■ Records to process ■
--- Start ---

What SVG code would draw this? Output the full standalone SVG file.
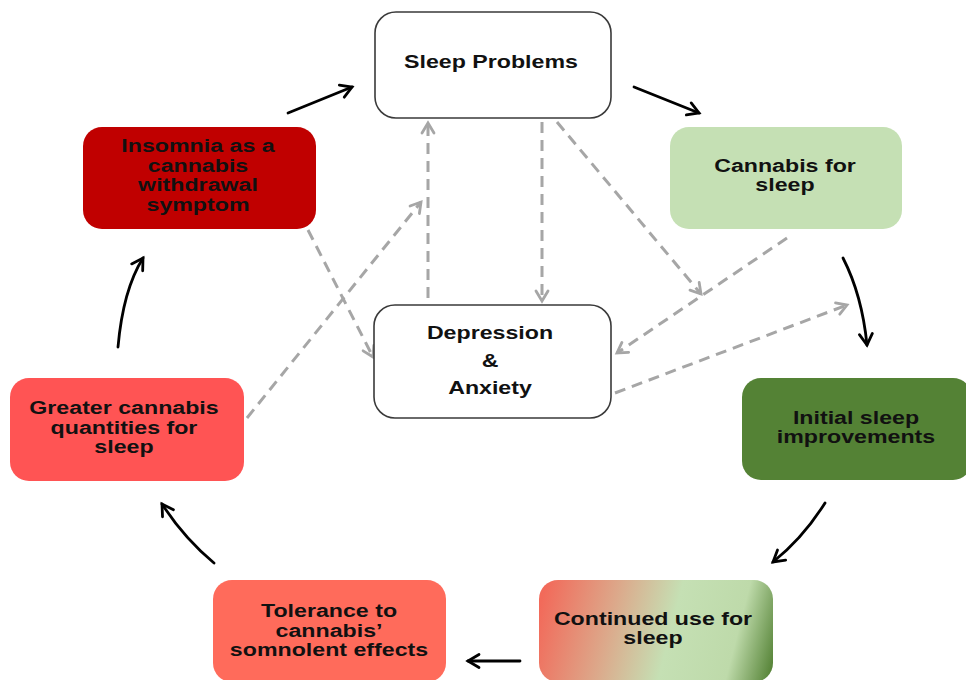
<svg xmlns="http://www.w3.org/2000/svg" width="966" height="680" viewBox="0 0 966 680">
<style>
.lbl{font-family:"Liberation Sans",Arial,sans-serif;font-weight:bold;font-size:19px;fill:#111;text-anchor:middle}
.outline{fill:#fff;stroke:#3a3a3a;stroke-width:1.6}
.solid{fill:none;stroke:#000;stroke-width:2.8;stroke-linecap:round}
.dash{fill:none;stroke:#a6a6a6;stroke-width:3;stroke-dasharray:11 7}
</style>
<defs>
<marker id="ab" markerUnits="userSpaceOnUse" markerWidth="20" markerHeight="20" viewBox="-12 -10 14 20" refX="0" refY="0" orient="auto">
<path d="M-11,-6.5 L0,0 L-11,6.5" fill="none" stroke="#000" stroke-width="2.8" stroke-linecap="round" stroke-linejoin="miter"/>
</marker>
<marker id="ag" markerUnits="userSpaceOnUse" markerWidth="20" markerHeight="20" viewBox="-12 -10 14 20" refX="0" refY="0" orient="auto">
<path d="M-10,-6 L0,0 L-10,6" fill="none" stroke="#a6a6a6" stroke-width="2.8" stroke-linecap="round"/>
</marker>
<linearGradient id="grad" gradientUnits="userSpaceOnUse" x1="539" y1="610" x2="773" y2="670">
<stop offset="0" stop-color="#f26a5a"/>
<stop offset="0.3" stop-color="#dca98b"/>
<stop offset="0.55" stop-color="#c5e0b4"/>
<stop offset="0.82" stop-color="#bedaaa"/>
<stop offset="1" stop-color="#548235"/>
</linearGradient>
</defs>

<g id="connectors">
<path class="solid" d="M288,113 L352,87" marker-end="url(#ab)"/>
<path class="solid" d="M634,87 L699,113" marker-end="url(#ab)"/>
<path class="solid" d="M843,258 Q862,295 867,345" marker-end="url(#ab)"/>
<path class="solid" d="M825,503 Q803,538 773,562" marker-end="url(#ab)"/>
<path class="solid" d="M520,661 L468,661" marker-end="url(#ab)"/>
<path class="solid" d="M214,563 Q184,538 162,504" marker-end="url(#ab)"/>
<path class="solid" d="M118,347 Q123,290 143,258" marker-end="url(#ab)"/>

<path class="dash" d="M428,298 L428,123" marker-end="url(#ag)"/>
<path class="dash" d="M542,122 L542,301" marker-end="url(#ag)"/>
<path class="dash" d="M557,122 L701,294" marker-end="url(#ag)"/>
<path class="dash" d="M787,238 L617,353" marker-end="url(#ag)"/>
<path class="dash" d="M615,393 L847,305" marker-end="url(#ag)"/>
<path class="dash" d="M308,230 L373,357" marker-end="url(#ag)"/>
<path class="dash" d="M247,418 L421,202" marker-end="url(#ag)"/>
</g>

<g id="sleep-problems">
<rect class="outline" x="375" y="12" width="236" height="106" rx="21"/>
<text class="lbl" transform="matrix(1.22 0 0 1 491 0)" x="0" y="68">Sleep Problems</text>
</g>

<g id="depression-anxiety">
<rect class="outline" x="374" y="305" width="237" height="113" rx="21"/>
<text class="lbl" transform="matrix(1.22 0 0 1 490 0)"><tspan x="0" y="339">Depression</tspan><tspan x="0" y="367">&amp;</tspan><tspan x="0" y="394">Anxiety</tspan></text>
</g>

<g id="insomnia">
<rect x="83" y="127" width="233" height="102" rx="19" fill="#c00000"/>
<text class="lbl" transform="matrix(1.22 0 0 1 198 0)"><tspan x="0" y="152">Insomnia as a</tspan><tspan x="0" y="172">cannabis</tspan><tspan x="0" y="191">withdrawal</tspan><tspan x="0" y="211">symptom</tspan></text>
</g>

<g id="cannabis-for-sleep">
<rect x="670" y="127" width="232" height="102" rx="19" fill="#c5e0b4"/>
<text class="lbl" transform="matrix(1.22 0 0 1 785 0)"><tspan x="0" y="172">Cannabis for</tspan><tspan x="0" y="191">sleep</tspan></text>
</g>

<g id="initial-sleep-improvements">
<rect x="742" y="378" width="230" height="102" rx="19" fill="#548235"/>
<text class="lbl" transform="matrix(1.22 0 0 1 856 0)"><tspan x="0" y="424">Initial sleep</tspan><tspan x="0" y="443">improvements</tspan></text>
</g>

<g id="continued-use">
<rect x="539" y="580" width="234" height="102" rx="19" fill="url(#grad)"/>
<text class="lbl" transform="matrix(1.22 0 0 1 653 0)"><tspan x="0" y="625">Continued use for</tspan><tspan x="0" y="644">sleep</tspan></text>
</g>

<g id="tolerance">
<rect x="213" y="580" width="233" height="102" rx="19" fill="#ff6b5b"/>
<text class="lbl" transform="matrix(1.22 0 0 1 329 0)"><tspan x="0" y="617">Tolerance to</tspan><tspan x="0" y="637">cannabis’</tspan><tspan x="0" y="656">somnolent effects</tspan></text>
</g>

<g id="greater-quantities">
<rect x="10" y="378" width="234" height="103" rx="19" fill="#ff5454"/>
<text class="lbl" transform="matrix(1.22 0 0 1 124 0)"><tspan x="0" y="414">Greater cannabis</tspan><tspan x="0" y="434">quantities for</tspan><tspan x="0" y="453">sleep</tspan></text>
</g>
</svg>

--- End ---
--- Start ---

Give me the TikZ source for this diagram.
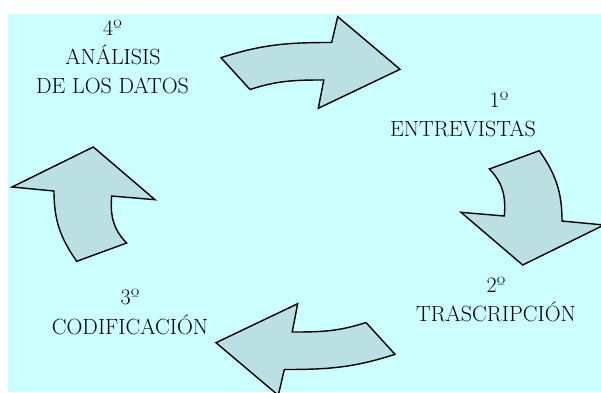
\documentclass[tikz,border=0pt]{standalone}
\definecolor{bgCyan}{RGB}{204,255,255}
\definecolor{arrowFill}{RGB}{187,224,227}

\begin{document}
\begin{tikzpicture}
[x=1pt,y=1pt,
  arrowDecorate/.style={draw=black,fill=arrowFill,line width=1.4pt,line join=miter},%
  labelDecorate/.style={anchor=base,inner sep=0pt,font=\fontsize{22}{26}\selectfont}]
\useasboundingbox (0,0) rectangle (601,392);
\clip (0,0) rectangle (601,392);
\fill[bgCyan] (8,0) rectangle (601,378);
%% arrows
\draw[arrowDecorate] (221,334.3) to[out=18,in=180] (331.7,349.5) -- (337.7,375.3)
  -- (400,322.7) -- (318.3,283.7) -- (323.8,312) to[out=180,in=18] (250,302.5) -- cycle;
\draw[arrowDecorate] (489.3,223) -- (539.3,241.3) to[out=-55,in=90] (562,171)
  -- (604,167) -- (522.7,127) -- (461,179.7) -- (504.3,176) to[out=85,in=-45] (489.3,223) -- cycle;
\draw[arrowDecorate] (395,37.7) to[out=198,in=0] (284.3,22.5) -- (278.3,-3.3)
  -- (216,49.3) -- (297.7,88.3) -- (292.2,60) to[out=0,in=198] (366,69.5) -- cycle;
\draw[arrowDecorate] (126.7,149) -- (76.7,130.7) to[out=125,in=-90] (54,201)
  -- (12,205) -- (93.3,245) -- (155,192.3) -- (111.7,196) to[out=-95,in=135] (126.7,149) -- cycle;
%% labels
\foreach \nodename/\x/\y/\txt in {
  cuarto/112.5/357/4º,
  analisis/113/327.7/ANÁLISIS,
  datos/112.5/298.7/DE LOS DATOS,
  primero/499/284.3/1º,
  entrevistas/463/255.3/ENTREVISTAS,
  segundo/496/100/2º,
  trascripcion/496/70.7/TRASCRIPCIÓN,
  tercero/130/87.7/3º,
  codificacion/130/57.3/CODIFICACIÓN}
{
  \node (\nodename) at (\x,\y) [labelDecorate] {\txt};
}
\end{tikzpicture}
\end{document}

--- End ---

■ To do ■
Each line with the string "standalone" in it needs to be found and copied.

■ Response to the task ■
What SVG code would draw this? Output the full standalone SVG file.
\documentclass[tikz,border=0pt]{standalone}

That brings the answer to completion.